To explain how a golden record is built, we’ll start from the way CluedIn handles changes in source records for a golden record with just one source. Then, we’ll move on to discussing a golden record built from multiple sources.
One source
Let’s consider a simple example of a golden record that is formed by one data part from CRM. Whenever the source record is changed, a new part appears in the version branch of the corresponding source. In case of conflicting values for the same property—in our case, Job Title—CluedIn takes the value from the part with the most recent sort date and uses this value in a data part.
Multiple sources
Now, let’s consider an example of a golden record formed from multiple sources. In this case, each source has its own version branch, and each version branch behaves the same way as described in the section above. However, if there is a property that has different values in each source, then how does CluedIn determine which value should be used in the golden record? The answer is by applying a default survivorship rule.
The default survivorship rule is CluedIn’s mechanism for determining the winning value among conflicting values from different sources. According to this rule, manually added changes are prioritized; otherwise, the most recent value wins.
To explain how CluedIn determines the winning value among data parts, we’ll use an example of a golden record that is formed from two data parts: one from CRM and the other one from ERP. Each data part has its own version branch that contains a collection of parts. From the section above, you already know how the winning value is defined for a data part. Now, let’s find out how CluedIn defines the winner between data parts.
In our example, each data part has a different value for the same property—Job Title. To determine the winning value, CluedIn defines the winner between version branches. It is important to emphasize that CluedIn does not evaluate each part from the version branch individually. CluedIn only evaluates the values from each data part. The value from the data part with the most recent sort date wins and is used in the golden record.
The following gif animates the previous diagram, illustrating how the golden record is changed according to default survivorship rule.
If the default survivorship rule is not suitable for you, you can set up your own strategy for defining the winning value using survivorship rules. For example, you can create a custom survivorship rule to prioritize a specific source for determining the value for a specific property. Suppose you want CRM to be the source of truth for the Job Title property. In this case, even though the value from ERP is the most recent one, the golden record uses the value from CRM as defined by the custom survivorship rule.
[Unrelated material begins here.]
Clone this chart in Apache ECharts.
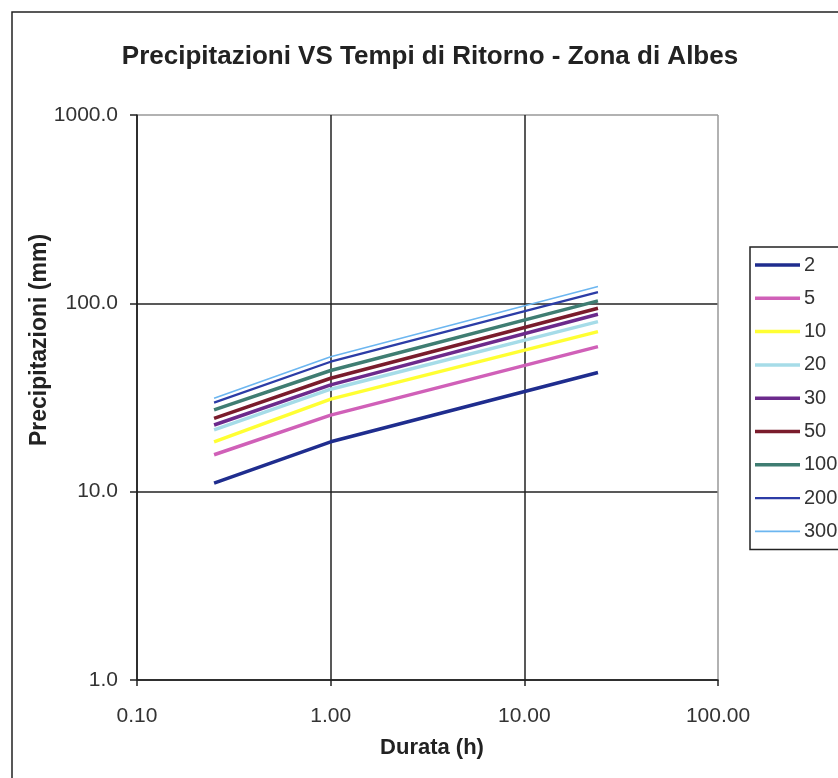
<!DOCTYPE html>
<html><head><meta charset="utf-8">
<script src="https://cdn.jsdelivr.net/npm/echarts@6/dist/echarts.min.js"></script>
<style>html,body{margin:0;padding:0;background:#fff}#c{width:838px;height:778px}</style>
</head><body><div id="c"></div>
<script>
const durations = [0.25, 1, 24];
const returnPeriods = ['2','5','10','20','30','50','100','200','300'];
const s2   = [11.1, 18.4, 42.9];
const s5   = [15.7, 25.5, 58.9];
const s10  = [18.4, 31.0, 70.8];
const s20  = [21.3, 35.0, 80.0];
const s30  = [22.6, 36.9, 87.5];
const s50  = [24.5, 40.0, 94.2];
const s100 = [27.2, 44.0, 103];
const s200 = [29.7, 49.0, 114.6];
const s300 = [31.3, 52.1, 122.7];
const yTicks = ['1.0','10.0','100.0','1000.0'];
const xTicks = ['0.10','1.00','10.00','100.00'];

const seriesValues = [s2,s5,s10,s20,s30,s50,s100,s200,s300];
const colors = ['#1f2d8e','#d060b8','#ffff33','#a6dce8','#6c2a8c','#7a1c2c','#3f7d72','#2c3ca6','#6cb6f0'];
const widths = [3.5,3.5,3.5,3.5,3.5,3.5,3.5,2.2,1.6];
const font = 'Liberation Sans, Arial, sans-serif';

const chart = echarts.init(document.getElementById('c'));
chart.setOption({
  animation:false,
  backgroundColor:'#fff',
  textStyle:{fontFamily:font},
  grid:{left:137, right:120, top:115, bottom:98},
  xAxis:{type:'log', logBase:10, min:0.1, max:100,
    axisLine:{show:true, onZero:false, lineStyle:{color:'#222', width:1.5}},
    axisTick:{show:true, length:6, inside:false, lineStyle:{color:'#222', width:1.5}},
    minorTick:{show:false},
    splitLine:{show:true, lineStyle:{color:['#222','#222','#222','#999'], width:1.5}},
    axisLabel:{margin:26, fontSize:21, color:'#333', fontFamily:font,
      formatter:(v)=>{const i=Math.round(Math.log10(v))+1; return xTicks[i]!==undefined?xTicks[i]:v.toFixed(2);}}
  },
  yAxis:{type:'log', logBase:10, min:1, max:1000,
    axisLine:{show:true, onZero:false, lineStyle:{color:'#222', width:1.5}},
    axisTick:{show:true, length:7, inside:false, lineStyle:{color:'#222', width:1.5}},
    splitLine:{show:true, lineStyle:{color:['#222','#222','#222','#999'], width:1.5}},
    axisLabel:{margin:19, fontSize:21, color:'#333', fontFamily:font,
      formatter:(v)=>{const i=Math.round(Math.log10(v)); return yTicks[i]!==undefined?yTicks[i]:v.toFixed(1);}}
  },
  legend:{orient:'vertical', left:750, top:247,
    padding:[8,3,8,5], itemGap:13.3, itemWidth:45, itemHeight:20,
    borderColor:'#222', borderWidth:1.5, backgroundColor:'#fff',
    textStyle:{fontSize:20, lineHeight:20, color:'#333', fontFamily:font, padding:[0,0,0,-1]},
    data:returnPeriods.map((n,i)=>({name:n, icon:'path://M0,0 L45,0 L45,'+widths[i]+' L0,'+widths[i]+' Z'}))
  },
  graphic:[
    {type:'rect', shape:{x:12, y:12, width:840, height:790}, style:{fill:'none', stroke:'#222', lineWidth:1.5}, z:-1},
    {type:'text', x:430, y:57, style:{text:'Precipitazioni VS Tempi di Ritorno - Zona di Albes', font:'bold 26px '+font, fill:'#222', textAlign:'center', textVerticalAlign:'middle'}},
    {type:'text', x:40, y:340, rotation:Math.PI/2, style:{text:'Precipitazioni (mm)', font:'bold 23px '+font, fill:'#222', textAlign:'center', textVerticalAlign:'middle'}},
    {type:'text', x:432, y:748, style:{text:'Durata (h)', font:'bold 22px '+font, fill:'#222', textAlign:'center', textVerticalAlign:'middle'}}
  ],
  series: returnPeriods.map((n,i)=>({
    name:n, type:'line', symbol:'none', smooth:false,
    color:colors[i],
    lineStyle:{color:colors[i], width:widths[i]},
    data: durations.map((d,j)=>[d, seriesValues[i][j]])
  }))
});
</script></body></html>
The following gif animates the previous diagram, illustrating how the golden record is changed according to custom survivorship rule.
Golden record page
In CluedIn, you can find a golden record using search. The golden record page contains several tabs where you can find all relevant information about a golden record:
-
Overview – here you can view general information about a golden record, such as entity properties, vocabularies, sources, and more.
-
Properties – here you can view all properties that the golden record has as well as add new properties.
-
Relations – here you can view which golden records the current golden record is related to.
-
Pending changes
-
History – here you can view all data parts (versions of clues that make up a data part) of a golden record as well as all outgoing relations (edges) of a golden record.
-
Explain log – here you can view detailed information about the operations performed on a golden record and its data parts.
-
Topology – here you can view the visualization of data parts that form a golden record.
-
Hierarchy – here you can view the hierarchy projects that the current golden record is a part of.